Tuesday, February 7, 2012

Lisbeth and Pippi

(This is Debbie writing. I have an old Blogger account with a non-USF gmail address so I'm Lil on this blog. Blame it on Google.)

I was just poking around to see if I could find any articles that linked Lisbeth Salander and Pippi Longstocking, and came across a couple of short, interesting pieces.

Pat Ryan in the New York Times pointed out that both characters share "singular beginnings, odd looks, and awesome skills".

I also came across a blog entry by Dorte Jakobsen, an English teacher in Denmark who reviews crime fiction and observed some
Longstocking/Salander parallels:
Just like Mikael Blomkvist, Salander thoroughly dislikes being compared to a hero from a children´s book. "He [Mikael Blomkvist] hates the nickname as anyone can understand.

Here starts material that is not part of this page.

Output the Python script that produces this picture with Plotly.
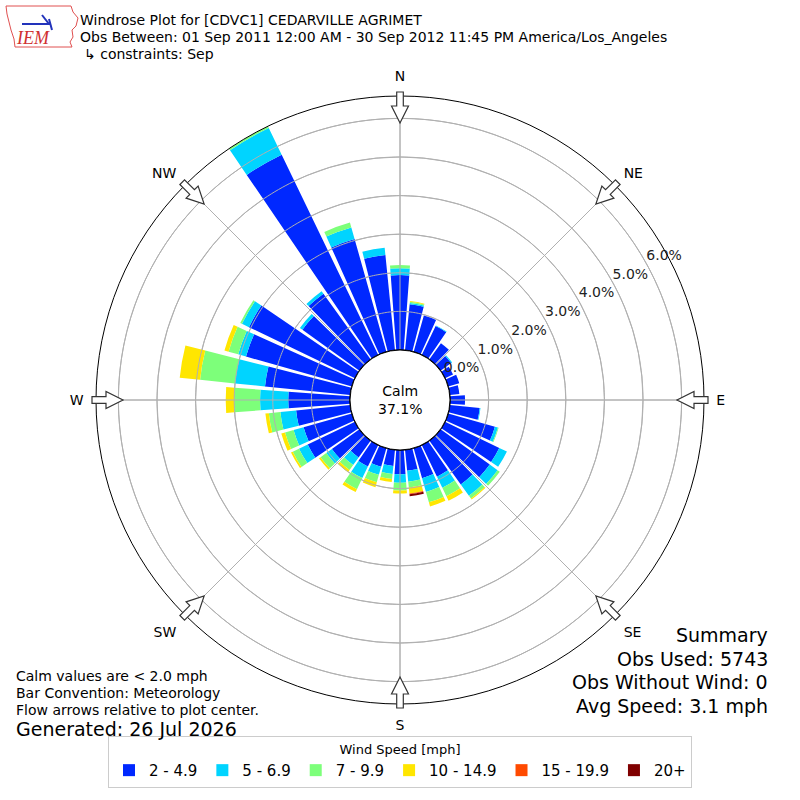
import math
import plotly.graph_objects as go

# wind direction bins (degrees, meteorological) and speed classes
directions = list(range(0, 360, 10))
speed_bins = ["2 - 4.9", "5 - 6.9", "7 - 9.9", "10 - 14.9", "15 - 19.9", "20+"]
bin_colors = ["#0028ff", "#00d4ff", "#7dff7a", "#ffe600", "#ff4a00", "#800000"]

# frequency (% of obs) per direction for each speed class
pct_2_5 = [1.94, 1.20, 0.98, 0.83, 0.52, 0.34, 0.23, 0.30, 0.25, 0.39, 0.78, 1.26,
           1.56, 1.57, 1.40, 0.91, 0.81, 0.55, 0.63, 0.42, 0.50, 0.62, 0.54, 0.88,
           1.36, 1.30, 1.41, 1.60, 2.22, 2.85, 3.05, 1.82, 2.10, 5.76, 3.04, 2.48]
pct_5_7 = [0.18, 0.03, 0.00, 0.02, 0.00, 0.03, 0.00, 0.00, 0.00, 0.00, 0.02, 0.08,
           0.22, 0.25, 0.36, 0.32, 0.37, 0.28, 0.22, 0.21, 0.22, 0.33, 0.24, 0.18,
           0.25, 0.27, 0.41, 0.73, 0.78, 0.21, 0.20, 0.08, 0.08, 0.77, 0.31, 0.19]
pct_7_10 = [0.08, 0.03, 0.00, 0.00, 0.00, 0.00, 0.00, 0.00, 0.00, 0.00, 0.00, 0.02,
            0.00, 0.07, 0.09, 0.24, 0.28, 0.15, 0.20, 0.13, 0.20, 0.32, 0.16, 0.18,
            0.18, 0.23, 0.30, 0.67, 0.91, 0.26, 0.05, 0.00, 0.00, 0.05, 0.13, 0.00]
pct_10_15 = [0.00, 0.02, 0.00, 0.00, 0.00, 0.00, 0.00, 0.00, 0.00, 0.00, 0.00, 0.00,
             0.00, 0.00, 0.03, 0.13, 0.11, 0.16, 0.08, 0.08, 0.13, 0.08, 0.07, 0.05,
             0.05, 0.10, 0.09, 0.22, 0.53, 0.11, 0.00, 0.00, 0.00, 0.00, 0.00, 0.00]
pct_15_20 = [0.0] * 17 + [0.02] + [0.0] * 18
pct_20_up = [0.0] * 17 + [0.05] + [0.0] * 18
speed_values = [pct_2_5, pct_5_7, pct_7_10, pct_10_15, pct_15_20, pct_20_up]

ring_ticks = [0, 1, 2, 3, 4, 5, 6]
ring_labels = ["0.0%", "1.0%", "2.0%", "3.0%", "4.0%", "5.0%", "6.0%"]
compass_angles = [0, 45, 90, 135, 180, 225, 270, 315]
compass_labels = ["N", "NE", "E", "SE", "S", "SW", "W", "NW"]
calm_pct = 37.1
r_max = 6.58

W = H = 800
CX, CY, R_OUT = 400, 400, 304
GRID = "#b0b0b0"
FONT = "DejaVu Sans"

fig = go.Figure()
for name, color, vals in zip(speed_bins, bin_colors, speed_values):
    fig.add_trace(go.Barpolar(
        r=vals, theta=directions, width=8.5, name=name,
        marker=dict(color=color, line=dict(width=0)),
    ))

# grid drawn over the bars, like the original
for rr in ring_ticks[1:]:
    fig.add_trace(go.Scatterpolar(
        r=[rr] * 361, theta=list(range(361)), mode="lines",
        line=dict(color=GRID, width=1), showlegend=False, hoverinfo="skip"))
for ang in compass_angles:
    fig.add_trace(go.Scatterpolar(
        r=[0, r_max], theta=[ang, ang], mode="lines",
        line=dict(color=GRID, width=1), showlegend=False, hoverinfo="skip"))
# black edge of the calm circle
fig.add_trace(go.Scatterpolar(
    r=[0] * 361, theta=list(range(361)), mode="lines", cliponaxis=False,
    line=dict(color="black", width=1.3), showlegend=False, hoverinfo="skip"))
# radial tick labels
fig.add_trace(go.Scatterpolar(
    r=ring_ticks, theta=[61] * len(ring_ticks), mode="text", text=ring_labels,
    textposition="top right", cliponaxis=False,
    textfont=dict(size=14, color="#222"), showlegend=False, hoverinfo="skip"))


def arrow_path(deg):
    s, c = math.sin(math.radians(deg)), math.cos(math.radians(deg))

    def pt(r, w):
        x = CX + r * s + w * c
        y = CY - r * c + w * s
        return f"{x / W:.5f},{1 - y / H:.5f}"

    pts = [pt(308, -3.3), pt(294, -3.3), pt(294, -8.5), pt(277, 0),
           pt(294, 8.5), pt(294, 3.3), pt(308, 3.3)]
    return "M " + " L ".join(pts) + " Z"


shapes = []
for ang in compass_angles:
    shapes.append(dict(type="path", xref="paper", yref="paper", path=arrow_path(ang),
                       fillcolor="white", line=dict(color="#333", width=1.2)))

# rough IEM logo
iowa = [(6, 6), (71, 6), (73, 12), (78, 18), (76, 26), (72, 30), (73, 37), (70, 42),
        (72, 47), (15, 47), (14, 39), (11, 30), (9, 22), (7, 14)]
shapes.append(dict(type="path", xref="paper", yref="paper",
                   path="M " + " L ".join(f"{x / W:.5f},{1 - y / H:.5f}" for x, y in iowa) + " Z",
                   line=dict(color="#e05050", width=1)))
for (x0, y0), (x1, y1) in [((22, 24), (50, 24)), ((42, 15), (49, 24)), ((49, 19), (52, 30))]:
    shapes.append(dict(type="line", xref="paper", yref="paper",
                       x0=x0 / W, y0=1 - y0 / H, x1=x1 / W, y1=1 - y1 / H,
                       line=dict(color="#2233bb", width=2)))

annotations = [
    dict(text="<i>IEM</i>", x=14 / W, y=1 - 38 / H, xanchor="left", yanchor="middle",
         font=dict(family="Liberation Serif", size=18, color="#d03030"), showarrow=False),
    dict(text="Windrose Plot for [CDVC1] CEDARVILLE AGRIMET", x=78 / W, y=1 - 20 / H),
    dict(text="Obs Between: 01 Sep 2011 12:00 AM - 30 Sep 2012 11:45 PM America/Los_Angeles",
         x=78 / W, y=1 - 37 / H),
    dict(text="\u21b3 constraints: Sep", x=82 / W, y=1 - 54 / H),
    dict(text="Calm values are < 2.0 mph", x=14 / W, y=1 - 676 / H),
    dict(text="Bar Convention: Meteorology", x=14 / W, y=1 - 693 / H),
    dict(text="Flow arrows relative to plot center.", x=14 / W, y=1 - 710 / H),
    dict(text="Generated: 26 Jul 2026", x=14 / W, y=1 - 729 / H, font=dict(size=19)),
    dict(text=f"Calm<br>{calm_pct}%", x=0.5, y=0.5, xanchor="center", font=dict(size=14)),
]
for i, line in enumerate(["Summary", "Obs Used: 5743", "Obs Without Wind: 0", "Avg Speed: 3.1 mph"]):
    annotations.append(dict(text=line, x=770 / W, y=1 - (635 + 23.5 * i) / H,
                            xanchor="right", font=dict(size=19)))
for a in annotations:
    a.setdefault("xref", "paper")
    a.setdefault("yref", "paper")
    a.setdefault("xanchor", "left")
    a.setdefault("yanchor", "middle")
    a.setdefault("showarrow", False)
    a.setdefault("font", dict(size=14))
    a["font"].setdefault("color", "black")

fig.update_layout(
    width=W, height=H,
    margin=dict(l=0, r=0, t=0, b=0),
    paper_bgcolor="white",
    font=dict(family=FONT, size=14, color="black"),
    polar=dict(
        domain=dict(x=[(CX - R_OUT) / W, (CX + R_OUT) / W],
                    y=[1 - (CY + R_OUT) / H, 1 - (CY - R_OUT) / H]),
        hole=50 / R_OUT,
        bgcolor="white",
        barmode="stack",
        radialaxis=dict(range=[0, r_max], tickvals=ring_ticks[1:], showticklabels=False,
                        showline=False, ticks="", gridcolor=GRID),
        angularaxis=dict(rotation=90, direction="clockwise", tickvals=compass_angles,
                         ticktext=compass_labels, showline=True, linecolor="black",
                         linewidth=1, gridcolor=GRID, ticks="outside", ticklen=9,
                         tickcolor="rgba(0,0,0,0)", tickfont=dict(size=14)),
    ),
    legend=dict(orientation="h", x=0.5, xanchor="center", y=12 / H, yanchor="bottom",
                bordercolor="#cccccc", borderwidth=1, bgcolor="white",
                font=dict(size=15), itemwidth=30, tracegroupgap=0,
                title=dict(text="Wind Speed [mph]", side="top center", font=dict(size=13))),
    shapes=shapes,
    annotations=annotations,
)

# drop the page's default body margin so the figure sits at the window origin
fig.write_html("out.html", config={"displayModeBar": False},
               post_script="document.body.style.margin='0px';")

Someone would get a black eye if I were called Pippi Longstocking on a contents bill." (Mikael Blomkvist is teased with the nickname Kalle Blomkvist. It turns out Kalle Blomkvist is a boy detective character in three books by Astrid Lindgren, the creator of Pippi Longstocking.)

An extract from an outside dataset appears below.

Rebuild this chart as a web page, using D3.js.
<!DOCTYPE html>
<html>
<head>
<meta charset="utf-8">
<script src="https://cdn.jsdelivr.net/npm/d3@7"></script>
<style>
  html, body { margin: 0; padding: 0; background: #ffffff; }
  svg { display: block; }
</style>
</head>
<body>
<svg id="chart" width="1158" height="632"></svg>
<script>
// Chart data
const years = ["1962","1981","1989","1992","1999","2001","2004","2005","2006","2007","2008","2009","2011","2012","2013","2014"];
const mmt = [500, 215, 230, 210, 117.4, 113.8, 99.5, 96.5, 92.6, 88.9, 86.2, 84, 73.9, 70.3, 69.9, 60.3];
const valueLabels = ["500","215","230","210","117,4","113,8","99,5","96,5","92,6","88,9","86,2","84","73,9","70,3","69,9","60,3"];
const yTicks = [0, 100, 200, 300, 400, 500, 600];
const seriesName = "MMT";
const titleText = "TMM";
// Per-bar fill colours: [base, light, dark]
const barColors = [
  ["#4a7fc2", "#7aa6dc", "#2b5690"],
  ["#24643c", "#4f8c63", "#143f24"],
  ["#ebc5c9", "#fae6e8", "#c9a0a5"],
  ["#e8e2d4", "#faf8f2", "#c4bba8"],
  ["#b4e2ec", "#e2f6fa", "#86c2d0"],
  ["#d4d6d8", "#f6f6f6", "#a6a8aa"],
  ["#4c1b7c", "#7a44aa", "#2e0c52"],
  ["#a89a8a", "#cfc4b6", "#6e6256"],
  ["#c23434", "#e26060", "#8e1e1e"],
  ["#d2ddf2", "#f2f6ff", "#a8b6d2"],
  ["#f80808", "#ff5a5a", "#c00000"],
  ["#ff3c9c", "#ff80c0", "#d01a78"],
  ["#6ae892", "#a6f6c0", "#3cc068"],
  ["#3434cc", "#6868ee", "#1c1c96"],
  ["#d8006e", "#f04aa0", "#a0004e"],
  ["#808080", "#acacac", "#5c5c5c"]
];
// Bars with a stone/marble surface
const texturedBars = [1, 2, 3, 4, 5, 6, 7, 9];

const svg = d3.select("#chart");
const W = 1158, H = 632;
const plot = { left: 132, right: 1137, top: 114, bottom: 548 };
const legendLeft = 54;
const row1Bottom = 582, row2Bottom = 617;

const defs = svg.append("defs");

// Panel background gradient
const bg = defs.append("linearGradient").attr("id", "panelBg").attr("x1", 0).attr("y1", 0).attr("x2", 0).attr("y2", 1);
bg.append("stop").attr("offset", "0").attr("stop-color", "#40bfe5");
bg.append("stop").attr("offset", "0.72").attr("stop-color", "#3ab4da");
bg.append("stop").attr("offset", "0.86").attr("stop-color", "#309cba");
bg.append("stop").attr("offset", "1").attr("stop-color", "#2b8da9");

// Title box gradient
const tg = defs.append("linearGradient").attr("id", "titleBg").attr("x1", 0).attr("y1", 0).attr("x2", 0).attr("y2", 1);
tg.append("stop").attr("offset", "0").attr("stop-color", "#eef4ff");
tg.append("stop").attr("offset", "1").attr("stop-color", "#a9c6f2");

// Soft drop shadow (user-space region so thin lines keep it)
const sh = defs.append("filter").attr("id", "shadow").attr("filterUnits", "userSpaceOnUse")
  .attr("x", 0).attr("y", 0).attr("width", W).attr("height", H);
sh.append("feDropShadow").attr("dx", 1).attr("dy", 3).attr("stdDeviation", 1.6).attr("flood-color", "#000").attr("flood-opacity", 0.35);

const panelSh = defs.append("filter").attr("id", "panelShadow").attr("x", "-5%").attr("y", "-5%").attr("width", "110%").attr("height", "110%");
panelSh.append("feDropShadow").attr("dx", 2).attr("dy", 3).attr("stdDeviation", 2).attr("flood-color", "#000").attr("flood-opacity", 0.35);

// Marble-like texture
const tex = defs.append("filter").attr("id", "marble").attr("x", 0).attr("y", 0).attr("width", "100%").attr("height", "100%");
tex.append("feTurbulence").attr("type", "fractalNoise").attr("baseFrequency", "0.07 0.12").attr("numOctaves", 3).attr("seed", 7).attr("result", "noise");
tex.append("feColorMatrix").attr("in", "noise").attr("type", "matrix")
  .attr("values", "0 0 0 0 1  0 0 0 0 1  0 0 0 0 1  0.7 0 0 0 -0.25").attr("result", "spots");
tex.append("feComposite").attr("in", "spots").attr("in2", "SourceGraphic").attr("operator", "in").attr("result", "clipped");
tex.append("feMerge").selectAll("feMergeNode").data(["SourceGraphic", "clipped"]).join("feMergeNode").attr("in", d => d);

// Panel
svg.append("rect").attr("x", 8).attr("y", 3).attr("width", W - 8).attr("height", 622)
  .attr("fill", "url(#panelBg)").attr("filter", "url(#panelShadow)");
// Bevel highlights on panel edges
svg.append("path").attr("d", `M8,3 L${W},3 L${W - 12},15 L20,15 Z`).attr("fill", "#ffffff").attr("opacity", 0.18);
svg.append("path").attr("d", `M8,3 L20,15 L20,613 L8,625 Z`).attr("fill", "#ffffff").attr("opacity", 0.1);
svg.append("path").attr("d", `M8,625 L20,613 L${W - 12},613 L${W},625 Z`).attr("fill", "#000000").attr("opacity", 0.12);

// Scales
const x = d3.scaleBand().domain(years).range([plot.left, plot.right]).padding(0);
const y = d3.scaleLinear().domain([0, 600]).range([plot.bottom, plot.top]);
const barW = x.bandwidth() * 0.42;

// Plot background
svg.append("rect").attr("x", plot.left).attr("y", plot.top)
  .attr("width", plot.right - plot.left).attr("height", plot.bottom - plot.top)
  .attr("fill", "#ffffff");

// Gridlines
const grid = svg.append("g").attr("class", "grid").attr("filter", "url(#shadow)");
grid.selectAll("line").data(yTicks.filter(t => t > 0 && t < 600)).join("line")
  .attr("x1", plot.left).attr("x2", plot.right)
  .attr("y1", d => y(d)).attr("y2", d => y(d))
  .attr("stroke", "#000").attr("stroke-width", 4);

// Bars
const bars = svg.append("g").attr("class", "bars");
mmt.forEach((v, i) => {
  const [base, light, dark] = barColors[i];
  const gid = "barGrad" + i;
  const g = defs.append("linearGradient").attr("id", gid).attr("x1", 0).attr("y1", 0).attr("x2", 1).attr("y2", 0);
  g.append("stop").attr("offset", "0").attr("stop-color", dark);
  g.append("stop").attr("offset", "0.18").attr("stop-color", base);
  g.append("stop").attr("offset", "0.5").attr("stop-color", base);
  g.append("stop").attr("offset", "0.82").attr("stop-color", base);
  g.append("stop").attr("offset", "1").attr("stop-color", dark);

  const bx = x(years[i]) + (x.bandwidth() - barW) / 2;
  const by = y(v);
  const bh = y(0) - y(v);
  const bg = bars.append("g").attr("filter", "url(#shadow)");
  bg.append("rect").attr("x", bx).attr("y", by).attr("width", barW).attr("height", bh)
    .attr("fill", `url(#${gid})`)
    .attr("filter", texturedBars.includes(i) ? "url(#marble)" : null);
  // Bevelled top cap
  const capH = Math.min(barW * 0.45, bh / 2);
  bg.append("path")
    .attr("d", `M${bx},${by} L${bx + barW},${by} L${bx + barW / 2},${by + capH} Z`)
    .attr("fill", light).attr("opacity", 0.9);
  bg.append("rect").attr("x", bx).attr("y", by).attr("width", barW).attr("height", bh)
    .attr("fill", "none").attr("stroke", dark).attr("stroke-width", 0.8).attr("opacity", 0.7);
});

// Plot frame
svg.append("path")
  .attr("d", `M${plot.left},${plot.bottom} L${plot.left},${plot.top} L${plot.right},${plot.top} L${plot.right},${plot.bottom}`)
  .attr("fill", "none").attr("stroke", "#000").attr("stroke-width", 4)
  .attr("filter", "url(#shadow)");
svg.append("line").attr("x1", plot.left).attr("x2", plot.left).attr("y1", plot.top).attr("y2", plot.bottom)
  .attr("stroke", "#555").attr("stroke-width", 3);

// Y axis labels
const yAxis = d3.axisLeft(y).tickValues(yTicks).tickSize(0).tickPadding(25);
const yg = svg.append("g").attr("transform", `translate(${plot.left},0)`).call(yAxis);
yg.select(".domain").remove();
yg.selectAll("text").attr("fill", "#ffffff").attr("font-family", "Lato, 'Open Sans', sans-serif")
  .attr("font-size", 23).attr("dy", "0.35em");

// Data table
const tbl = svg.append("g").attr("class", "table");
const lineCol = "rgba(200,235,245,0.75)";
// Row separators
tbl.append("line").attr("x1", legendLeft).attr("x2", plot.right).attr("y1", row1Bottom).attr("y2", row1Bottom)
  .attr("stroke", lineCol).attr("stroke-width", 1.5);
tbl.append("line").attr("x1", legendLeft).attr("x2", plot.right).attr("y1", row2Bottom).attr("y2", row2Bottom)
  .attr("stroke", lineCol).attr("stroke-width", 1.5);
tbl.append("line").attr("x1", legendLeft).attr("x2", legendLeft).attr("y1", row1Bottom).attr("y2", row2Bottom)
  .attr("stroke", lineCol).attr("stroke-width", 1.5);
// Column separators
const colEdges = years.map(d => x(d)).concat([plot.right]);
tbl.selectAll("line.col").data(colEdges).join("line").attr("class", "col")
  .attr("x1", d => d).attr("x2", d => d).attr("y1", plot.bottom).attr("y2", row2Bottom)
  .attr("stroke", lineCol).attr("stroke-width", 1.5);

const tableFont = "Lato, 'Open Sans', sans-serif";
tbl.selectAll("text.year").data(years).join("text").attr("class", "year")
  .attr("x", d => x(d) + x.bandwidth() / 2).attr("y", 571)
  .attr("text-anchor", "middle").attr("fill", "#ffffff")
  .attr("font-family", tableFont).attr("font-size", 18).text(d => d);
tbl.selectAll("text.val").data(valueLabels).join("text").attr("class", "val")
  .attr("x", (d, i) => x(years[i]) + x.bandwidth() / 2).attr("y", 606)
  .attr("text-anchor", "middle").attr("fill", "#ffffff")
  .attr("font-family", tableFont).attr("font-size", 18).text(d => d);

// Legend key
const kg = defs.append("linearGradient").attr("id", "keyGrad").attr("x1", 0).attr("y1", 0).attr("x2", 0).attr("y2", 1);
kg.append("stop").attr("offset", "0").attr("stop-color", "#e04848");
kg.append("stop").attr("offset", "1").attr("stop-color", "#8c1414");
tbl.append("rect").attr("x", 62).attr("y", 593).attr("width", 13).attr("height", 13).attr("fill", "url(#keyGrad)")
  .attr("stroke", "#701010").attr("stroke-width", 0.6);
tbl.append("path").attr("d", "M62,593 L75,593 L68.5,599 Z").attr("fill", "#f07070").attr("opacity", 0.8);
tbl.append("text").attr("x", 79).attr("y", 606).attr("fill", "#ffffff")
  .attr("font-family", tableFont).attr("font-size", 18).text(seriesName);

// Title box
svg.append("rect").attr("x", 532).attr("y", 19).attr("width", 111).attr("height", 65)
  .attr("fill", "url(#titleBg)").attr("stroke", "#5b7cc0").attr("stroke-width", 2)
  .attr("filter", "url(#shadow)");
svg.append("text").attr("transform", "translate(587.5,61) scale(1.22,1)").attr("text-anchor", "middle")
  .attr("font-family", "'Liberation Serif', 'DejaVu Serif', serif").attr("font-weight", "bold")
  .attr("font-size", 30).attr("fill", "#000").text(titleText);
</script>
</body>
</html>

Lisbeth Salander... could easily pass for a teenage girl. Perhaps not quite like Pippi with her overlarge boots and red plaits sticking out at right angles, but certainly a conspicuous person.
...

Pippi lives on her own in a huge, ramshackle house together with her monkey, Mr Nilsson, and her horse, called Horse. We do not hear of Lisbeth Salander´s father in the first volume either, and her mother lives in a nursing home, so for all practical purposes she is also quite alone in the world.

Another essential point is their attitude to authorities.

Larsson told his publisher “My point of departure was what Pippi Longstocking would be like as an adult. Would she be called a sociopath because she looked upon society in a different way and has no social competence?” It fascinates me that a children's book character had such a hold on an adult, childless man that he modelled his own creation on her.